Lucy seeks to develop a restraint framework for humanitarian intervention that addresses the shortcomings of R2P and economic sanctions. It will emphasize prevention through public diplomacy tools, while acknowledging the near inevitability of humanitarian crises. The policy roots the evaluation of intervention in identifying key performance indicators and a sound exit strategy.

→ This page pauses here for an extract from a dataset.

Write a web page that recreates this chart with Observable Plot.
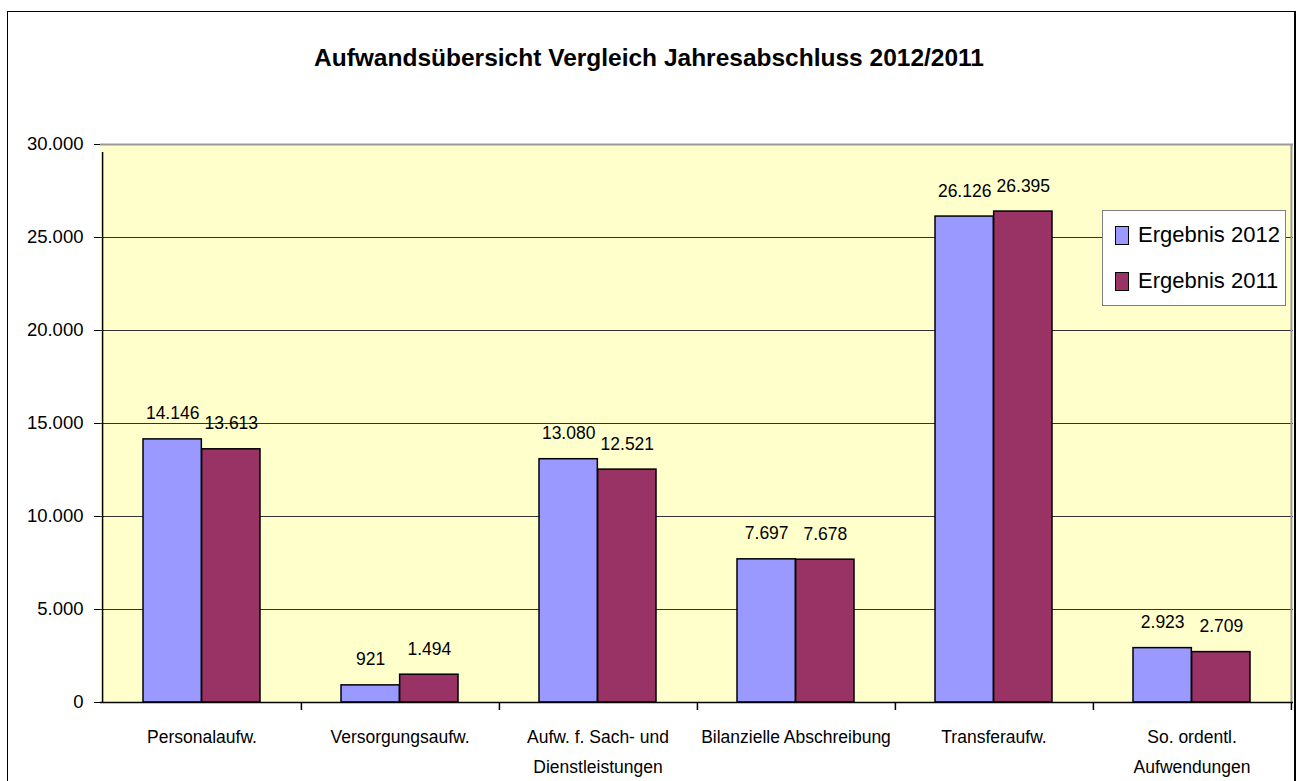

Scott Strgacich is a writer and researcher from Los Angeles, California focused on a range of subjects in global affairs including US strategy in the Persian Gulf, Iranian foreign policy, nonproliferation, and the structures of modern democratic states. He is also passionate about Egyptology, Mesoamerican archaeology, Renaissance political theory and the applied history of the Classical world with a special focus on the Roman Republic. Scott graduated from the University of California, Berkeley in 2018 with a BA in political science. His honors thesis explored the origins and future of Iranian strategic culture. He currently works for the US House of Representatives.
He intends to map out the flux in US-Iranian relations over the past few years with the principle intent of examining how Iranian foreign policy has been influenced by the US withdrawal from the JCPOA in 2018. He will develop a framework for what Iranian strategic culture looks like today and utilize this framework to explain recent Iranian actions in the Gulf. This, he hopes, will better inform how US policymakers ought to interpret and respond to these policy fluctuations from Tehran.